This article was updated on September 25, 2018.
Is job consolidation a good idea for your workforce? Consolidating job functions means business owners keep costs low with fewer employees, while employees try new roles and responsibilities. It seems like a win-win. But is it the right path forward for your organization and your business? The answer varies from company to company, with culture being among the biggest variables.
At the end of the day, it's your employees who will take on the additional work, so scale responsibly to avoid employee burnout. If you impose responsibilities on an employee that are beyond their skill set, you, as the employer, may be responsible for any shortcomings if you have not provided the right tools to help the employee succeed. Here are some tips to guide you:
Identify What's Important
How do software businesses like 37Signals, the creators of Basecamp, build products for hundreds of thousands of customers with teams of fewer than 50 people? The answer is simple: They embrace the concept that less is better by focusing on efforts that make an impact. They spend less time doing grunt work and more time planning and strategizing.
As a business owner, it's important to have a bird's eye view of all operations. Take an audit of all job functions and analyze the specific elements of each team members' roles. Which efforts are moving the needle? Tailor your operations and headcount accordingly.
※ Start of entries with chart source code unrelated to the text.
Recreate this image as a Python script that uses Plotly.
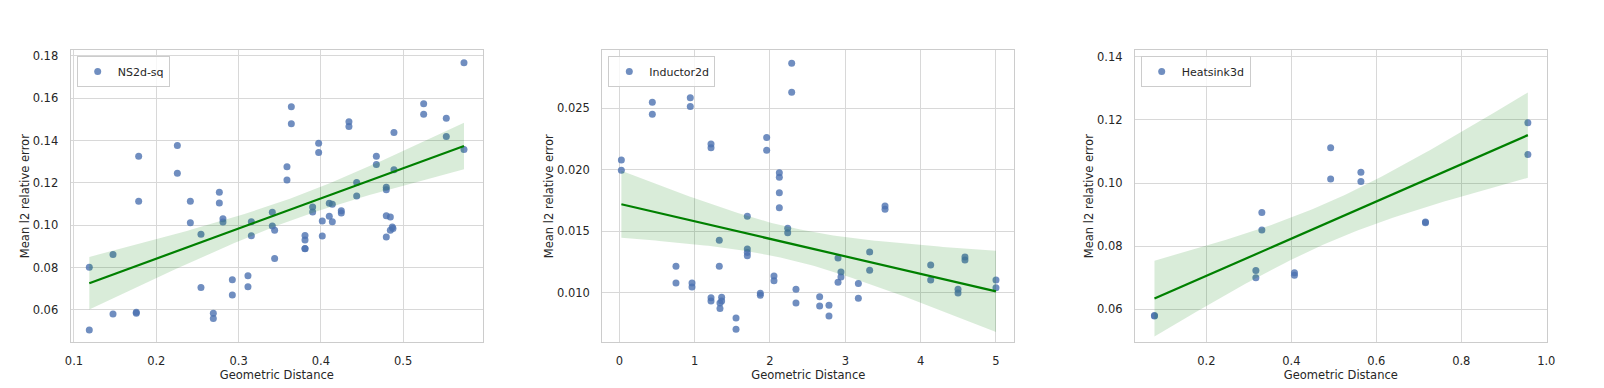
import numpy as np
import plotly.graph_objects as go

# NS2d-sq
ns_x = [0.1186, 0.1186, 0.1474, 0.1474, 0.1757, 0.1757, 0.1786, 0.1786, 0.2256, 0.2256,
        0.2414, 0.2414, 0.2543, 0.2543, 0.2693, 0.2693, 0.2766, 0.2766, 0.2810, 0.2810,
        0.2924, 0.2924, 0.3114, 0.3114, 0.3155, 0.3155, 0.3410, 0.3410, 0.3438, 0.3438,
        0.3588, 0.3588, 0.3641, 0.3641, 0.3807, 0.3807, 0.3807, 0.3807, 0.3900, 0.3900,
        0.3973, 0.3973, 0.4017, 0.4017, 0.4102, 0.4102, 0.4139, 0.4139, 0.4248, 0.4248,
        0.4341, 0.4341, 0.4435, 0.4435, 0.4674, 0.4674, 0.4795, 0.4795, 0.4795, 0.4795,
        0.4844, 0.4844, 0.4868, 0.4876, 0.4888, 0.4888, 0.5249, 0.5249, 0.5524, 0.5524,
        0.5739, 0.5739]
ns_y = [0.0802, 0.0505, 0.0862, 0.0581, 0.0589, 0.0584, 0.1326, 0.1113, 0.1377, 0.1246,
        0.1113, 0.1012, 0.0958, 0.0706, 0.0584, 0.0559, 0.1156, 0.1105, 0.1031, 0.1015,
        0.0742, 0.0671, 0.0761, 0.0709, 0.1017, 0.0950, 0.1061, 0.0996, 0.0976, 0.0843,
        0.1276, 0.1214, 0.1560, 0.1480, 0.0952, 0.0930, 0.0890, 0.0889, 0.1086, 0.1063,
        0.1388, 0.1344, 0.1020, 0.0949, 0.1104, 0.1042, 0.1099, 0.1017, 0.1069, 0.1058,
        0.1489, 0.1467, 0.1202, 0.1138, 0.1326, 0.1287, 0.1179, 0.1168, 0.1045, 0.0944,
        0.1039, 0.0976, 0.0992, 0.0985, 0.1438, 0.1262, 0.1574, 0.1524, 0.1505, 0.1419,
        0.1768, 0.1358]

# Inductor2d
ind_x = [0.027, 0.027, 0.438, 0.438, 0.752, 0.752, 0.942, 0.942, 0.965, 0.965,
         1.217, 1.217, 1.217, 1.217, 1.327, 1.327, 1.336, 1.336, 1.358, 1.358,
         1.549, 1.549, 1.699, 1.699, 1.699, 1.699, 1.872, 1.872, 1.956, 1.956,
         2.053, 2.053, 2.124, 2.124, 2.124, 2.124, 2.235, 2.235, 2.288, 2.288,
         2.345, 2.345, 2.659, 2.659, 2.783, 2.783, 2.903, 2.903, 2.942, 2.942,
         3.173, 3.173, 3.323, 3.323, 3.527, 3.527, 4.133, 4.133, 4.496, 4.496,
         4.588, 4.588, 5.000, 5.000]
ind_y = [0.02080, 0.01996, 0.02549, 0.02451, 0.01217, 0.01081, 0.02587, 0.02514, 0.01081, 0.01049,
         0.02210, 0.02180, 0.00960, 0.00935, 0.01428, 0.01217, 0.00919, 0.00873, 0.00965, 0.00935,
         0.00797, 0.00705, 0.01623, 0.01357, 0.01328, 0.01303, 0.00997, 0.00981, 0.02264, 0.02159,
         0.01138, 0.01100, 0.01977, 0.01940, 0.01815, 0.01693, 0.01525, 0.01490, 0.02866, 0.02630,
         0.01030, 0.00919, 0.00970, 0.00894, 0.00900, 0.00813, 0.01284, 0.01087, 0.01171, 0.01130,
         0.01076, 0.00957, 0.01333, 0.01184, 0.01707, 0.01680, 0.01227, 0.01106, 0.01030, 0.01000,
         0.01292, 0.01268, 0.01106, 0.01043]

# Heatsink3d
hs_x = [0.078, 0.078, 0.3166, 0.3166, 0.3307, 0.3307, 0.4074, 0.4074,
        0.4926, 0.4926, 0.5638, 0.5638, 0.7157, 0.7157, 0.9567, 0.9567]
hs_y = [0.0581, 0.0579, 0.0723, 0.0700, 0.0907, 0.0851, 0.0716, 0.0708,
        0.1112, 0.1013, 0.1034, 0.1005, 0.0877, 0.0874, 0.1191, 0.1090]

panels = [
    ("NS2d-sq", ns_x, ns_y, [0.096, 0.597], [0.0447, 0.1828], [0.1, 0.2, 0.3, 0.4, 0.5],
     [0.06, 0.08, 0.10, 0.12, 0.14, 0.16, 0.18], ".1f", ".2f"),
    ("Inductor2d", ind_x, ind_y, [-0.226, 5.243], [0.00599, 0.02974], [0, 1, 2, 3, 4, 5],
     [0.010, 0.015, 0.020, 0.025], "d", ".3f"),
    ("Heatsink3d", hs_x, hs_y, [0.0322, 1.001], [0.0496, 0.1421], [0.2, 0.4, 0.6, 0.8, 1.0],
     [0.06, 0.08, 0.10, 0.12, 0.14], ".1f", ".2f"),
]

# page has an 8px body margin, so page pixels are shifted by 8
W, H, OFF = 1604, 388, 8


def fx(px):
    return (px - OFF) / W


def fy(py):
    return (H - (py - OFF)) / H


x_domains = [[fx(70.7), fx(483)], [fx(602.3), fx(1014.3)], [fx(1135), fx(1546.7)]]
y_domain = [fy(342.3), fy(50)]
legend_x = [fx(76.7), fx(608.3), fx(1140.7)]


def t975(df):
    z = 1.959964
    return z + (z ** 3 + z) / (4 * df) + (5 * z ** 5 + 16 * z ** 3 + 3 * z) / (96 * df ** 2)


def fit_band(x, y):
    x = np.asarray(x)
    y = np.asarray(y)
    n = len(x)
    b, a = np.polyfit(x, y, 1)
    grid = np.linspace(x.min(), x.max(), 100)
    resid = y - (a + b * x)
    s = np.sqrt(np.sum(resid ** 2) / (n - 2))
    sxx = np.sum((x - x.mean()) ** 2)
    half = t975(n - 2) * s * np.sqrt(1 / n + (grid - x.mean()) ** 2 / sxx)
    fit = a + b * grid
    return grid, fit, fit - half, fit + half


font = dict(family="DejaVu Sans", size=11.5, color="#262626")
fig = go.Figure()
layout = dict(
    width=W, height=H,
    margin=dict(l=0, r=0, t=0, b=0, autoexpand=False),
    paper_bgcolor="white", plot_bgcolor="white",
    font=font,
)

for i, (name, x, y, xr, yr, xt, yt, xf, yf) in enumerate(panels):
    k = "" if i == 0 else str(i + 1)
    leg = "legend" + k
    grid, fit, lo, hi = fit_band(x, y)

    fig.add_trace(go.Scatter(
        x=x, y=y, mode="markers", name=name, legend=leg,
        marker=dict(color="rgba(76,114,176,0.8)", size=7),
        xaxis="x" + k, yaxis="y" + k,
    ))
    fig.add_trace(go.Scatter(
        x=np.concatenate([grid, grid[::-1]]), y=np.concatenate([hi, lo[::-1]]),
        fill="toself", fillcolor="rgba(0,128,0,0.15)", line=dict(width=0),
        mode="lines", showlegend=False, hoverinfo="skip",
        xaxis="x" + k, yaxis="y" + k,
    ))
    fig.add_trace(go.Scatter(
        x=grid, y=fit, mode="lines", line=dict(color="#008000", width=2.2),
        showlegend=False, xaxis="x" + k, yaxis="y" + k,
    ))

    axis_common = dict(
        showgrid=True, gridcolor="#d8d8d8", gridwidth=1,
        showline=True, linecolor="#cccccc", linewidth=1.3, mirror=True,
        zeroline=False, ticks="outside", tickcolor="rgba(0,0,0,0)",
        tickfont=font, automargin=False,
    )
    layout["xaxis" + k] = dict(
        axis_common, domain=x_domains[i], range=xr, tickvals=xt, tickformat=xf, ticklen=8,
        anchor="y" + k,
        title=dict(text="Geometric Distance", font=font, standoff=1),
    )
    layout["yaxis" + k] = dict(
        axis_common, domain=y_domain, range=yr, tickvals=yt, tickformat=yf, ticklen=9,
        anchor="x" + k,
        title=dict(text="Mean l2 relative error", font=font, standoff=0),
    )
    layout[leg] = dict(
        x=legend_x[i], y=fy(56), xanchor="left", yanchor="top",
        bgcolor="rgba(255,255,255,0.8)", bordercolor="#cccccc", borderwidth=1,
        font=dict(family="DejaVu Sans", size=11, color="#262626"),
        itemwidth=30,
    )

fig.update_layout(**layout)
fig.write_html("out.html")
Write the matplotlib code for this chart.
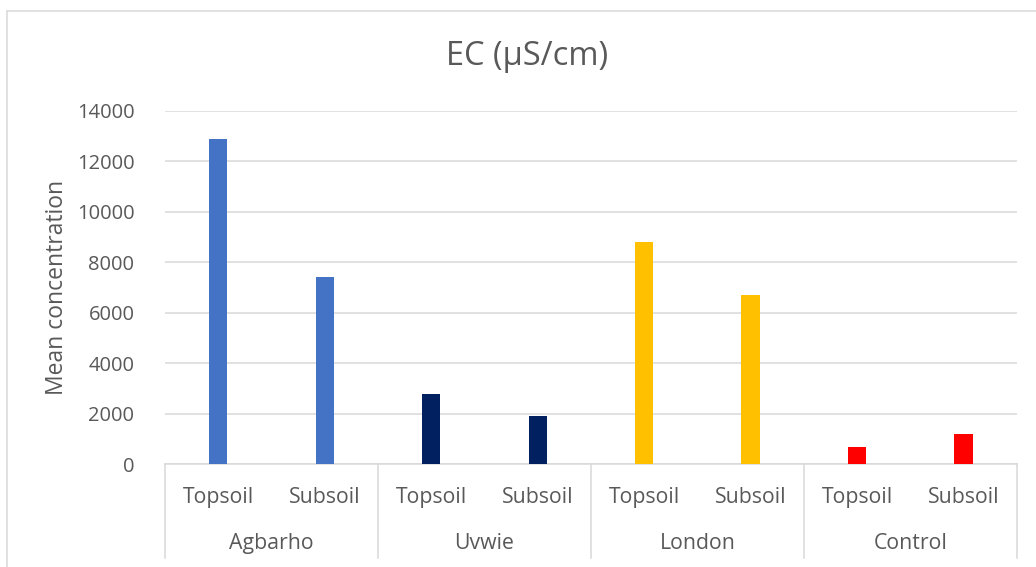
import numpy as np
import matplotlib.pyplot as plt
from matplotlib.lines import Line2D
from matplotlib.transforms import blended_transform_factory

plt.rcParams["font.family"] = ["Open Sans", "DejaVu Sans"]

# data
sites = ["Agbarho", "Uvwie", "London", "Control"]
layers = ["Topsoil", "Subsoil"]
ec_values = [12900, 7400, 2800, 1900, 8800, 6700, 700, 1200]
site_colors = ["#4472C4", "#002060", "#FFC000", "#FF0000"]
y_ticks = [0, 2000, 4000, 6000, 8000, 10000, 12000, 14000]

text_col = "#595959"
grid_col = "#D9D9D9"

fig = plt.figure(figsize=(10.36, 5.67), dpi=100)
ax = fig.add_axes([165 / 1036, 1 - 464.3 / 567, (1016.7 - 165) / 1036, (464.3 - 110.8) / 567])

x = np.arange(len(ec_values))
colors = [c for c in site_colors for _ in layers]
ax.bar(x, ec_values, width=0.17, color=colors, zorder=3)

ax.set_xlim(-0.5, len(ec_values) - 0.5)
ax.set_ylim(0, 14000)
ax.set_yticks(y_ticks)
ax.set_yticklabels([str(v) for v in y_ticks], fontsize=14.5, color=text_col)
ax.tick_params(axis="y", length=0, pad=22)
ax.set_xticks([])
ax.yaxis.grid(True, color=grid_col, linewidth=1.1, zorder=0)
for s in ["top", "right", "left"]:
    ax.spines[s].set_visible(False)
ax.spines["bottom"].set_color(grid_col)
ax.spines["bottom"].set_linewidth(1.1)

ax.set_ylabel("Mean concentration", fontsize=16.5, color=text_col)
ax.yaxis.set_label_coords(-0.113, 0.5)
fig.text(527 / 1036, 1 - 57 / 567, "EC (µS/cm)", fontsize=23.5, color=text_col,
         ha="center", va="center")

# two-level category axis
trans = blended_transform_factory(ax.transData, ax.transAxes)
for i in x:
    ax.text(i, -0.093, layers[i % 2], transform=trans, ha="center", va="center",
            fontsize=15.3, color=text_col)
for j, site in enumerate(sites):
    ax.text(2 * j + 0.5, -0.223, site, transform=trans, ha="center", va="center",
            fontsize=15.3, color=text_col)
for b in np.arange(len(sites) + 1) * 2 - 0.5:
    ax.plot([b, b], [0, -0.265], transform=trans, color=grid_col, linewidth=1.1,
            clip_on=False)

# chart area border (cropped on right and bottom)
fig.add_artist(Line2D([7 / 1036, 1], [1 - 11 / 567, 1 - 11 / 567], transform=fig.transFigure,
                      color=grid_col, linewidth=1.1))
fig.add_artist(Line2D([7 / 1036, 7 / 1036], [0, 1 - 11 / 567], transform=fig.transFigure,
                      color=grid_col, linewidth=1.1))

fig.savefig("out.png", dpi=100)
After you've conducted your audit, you'll be in a good position to make process improvements. After identifying inefficiencies within your business, focus on your most redundant operations first. For instance, you may notice members of your sales teams send the same emails over and over, or you may notice scheduling is taking too long. If you notice these pain points, look for technologies that serve as remedies. For example, you may try implementing marketing automation to make follow-ups with prospects and customers more streamlined. Automation can help you consolidate job functions and ensure employees are most efficient.
Collect Structured Feedback
As you implement process improvements, keep a close pulse on whether your employees feel they have too much on their plates; then determine where consolidating job functions makes sense. Partner with your organization's managers to conduct an internal audit of your team's time. Are team members productive? Are initiatives falling through the cracks? Use the data you collect to make changes to employee responsibilities to help ensure that operations are aligned with key strategic priorities as well as a realistic workload for employees.
Managers and small business owners can use their existing communications protocols — for instance, employee portals, surveys and email — to identify where the workforce is spread thin and make process improvements accordingly. Keep an eye out as well for slipping performance or employees that seem to put in excessive hours. This process also helps ensure employee roles and headcounts remain tailored to the jobs that need to be done.
If you're thinking of hiring new employees, conduct your due diligence. Survey your teams and analyze the tasks and responsibilities spread among them to decide whether consolidating job functions may be the right move. Be sure to remember, however, that consolidating job functions may sometimes result in loss of employment, work hours or a change in job duties. Consult with a skilled employment lawyer or HR adviser to help ensure compliance with wage and hour and other employment-related requirements.